No entanto, não percamos o foco e principalmente a sensatez. O que está se configurando no atual estado da discussão pública é uma onda fascista travestida de patriotismo, que nem tenta mais encobrir ideologias fanáticas e preconceituosas, escancarando o triste desejo de alguns pela perpetuação das explorações humanas e da segregação nossa de cada dia.
Que deixemos as cores da bandeira e as camisas da seleção para os jogos. E que construamos mais, a cada dia, um verdadeiro país, com menos ignorância letrada, menos intolerância, menos preconceito de qualquer ordem e com mais chance para todos. Otimista? Alienado? Sim, talvez eu seja. Mas, prefiro continuar fazendo o meu pouquinho em cada ação cotidiana, ao invés de achar que mudarei um país desfilando na praça principal em domingos pré-agendados. Uma forma de mudar alguma coisa pode ser iniciada olhando para o próprio umbigo e fazendo a velha pergunta: o que estou fazendo, de fato, para mudar o país, a nação, o bairro ou a humanidade?

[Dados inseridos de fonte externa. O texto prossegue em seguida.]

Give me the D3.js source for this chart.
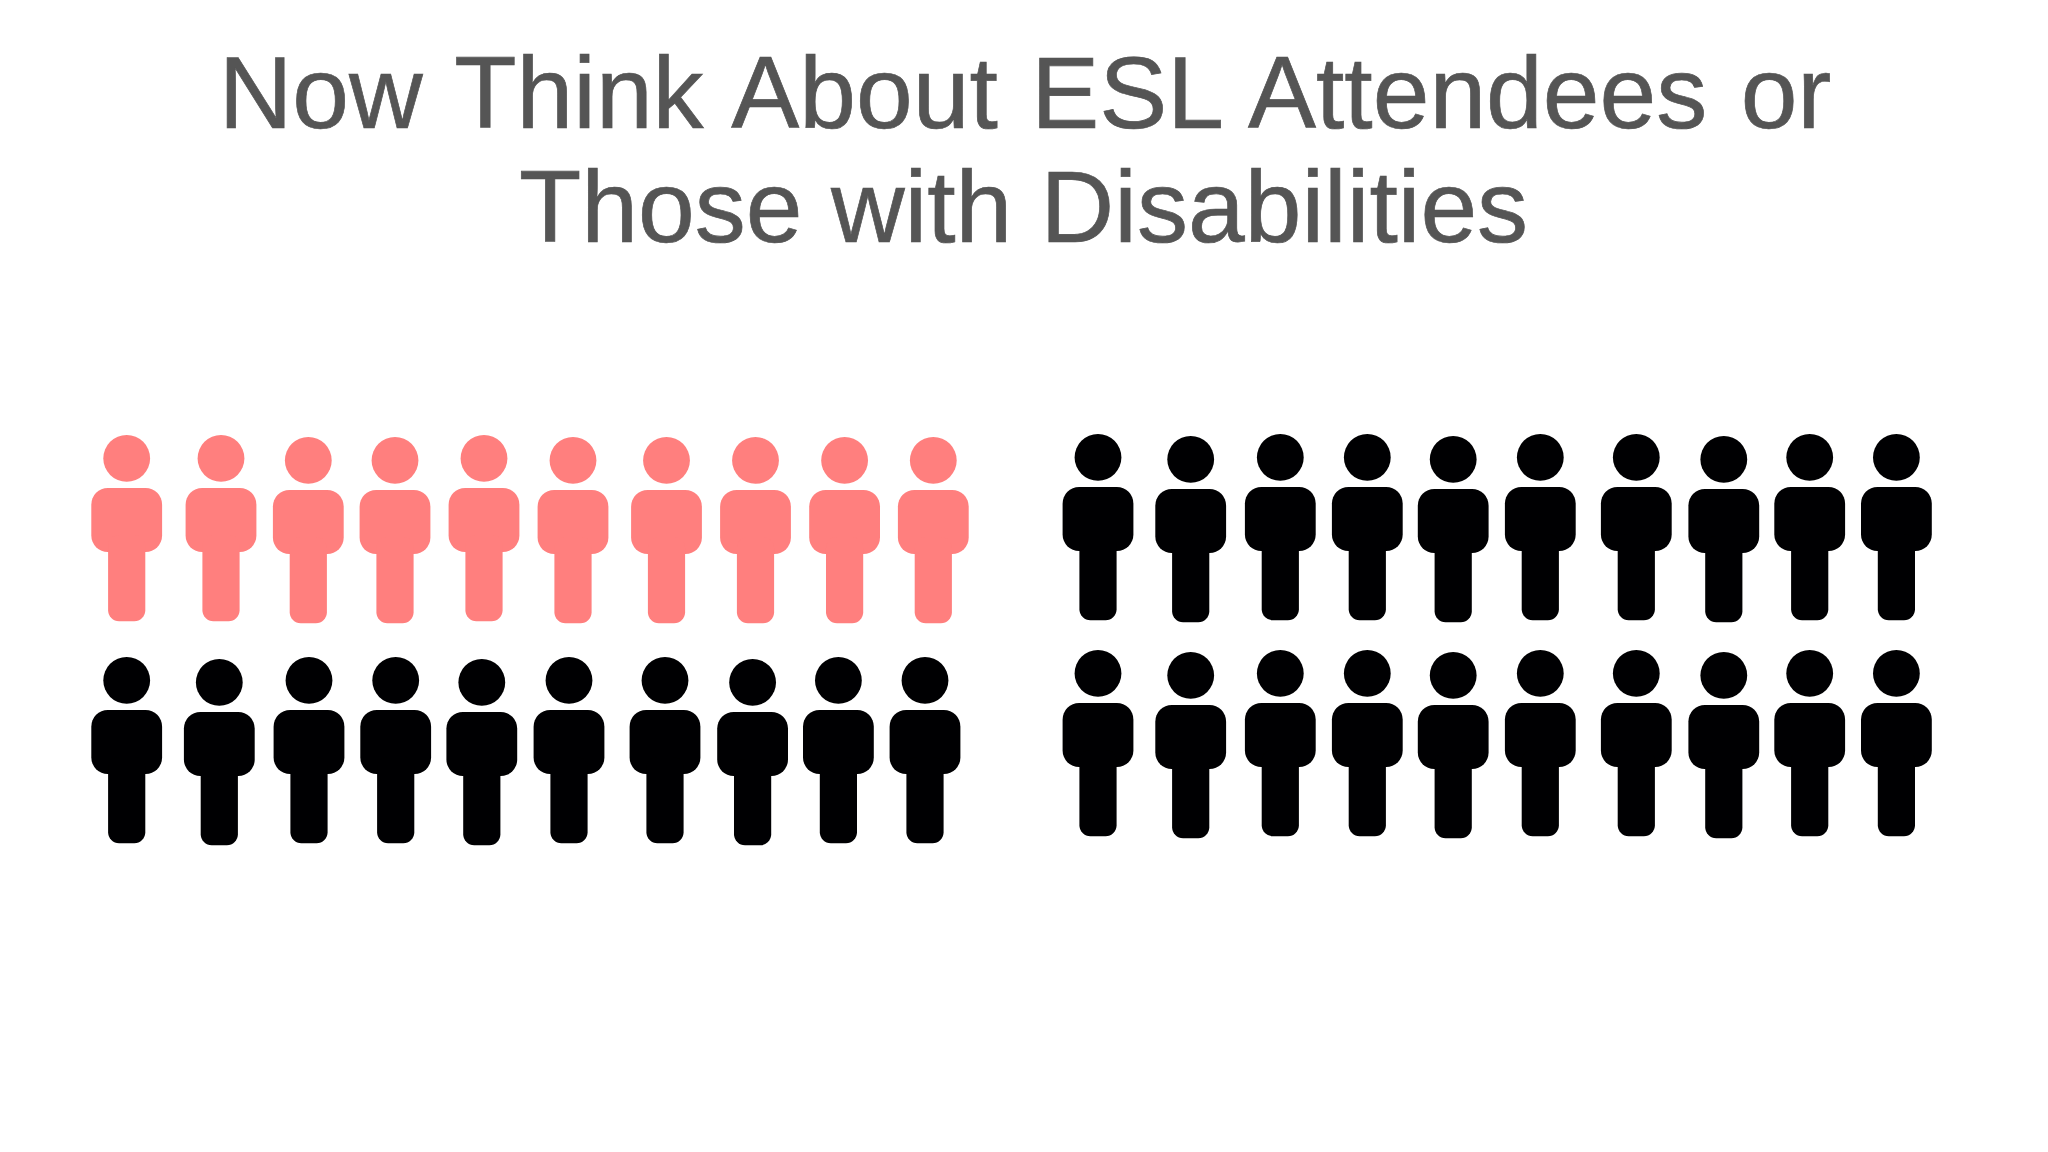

Ahh! E se estiver tudo bem com a sua consciência, se lembre-se de que estamos em ano eleitoral, por isso, estude, pesquise, pense, debata de forma respeitosa e construa uma opinião à respeito de ideias, para que no domingo da eleição, aí sim, você possa expressar a sua vontade e o desejo mais autêntico de alterar a figura que estará como seu representante político.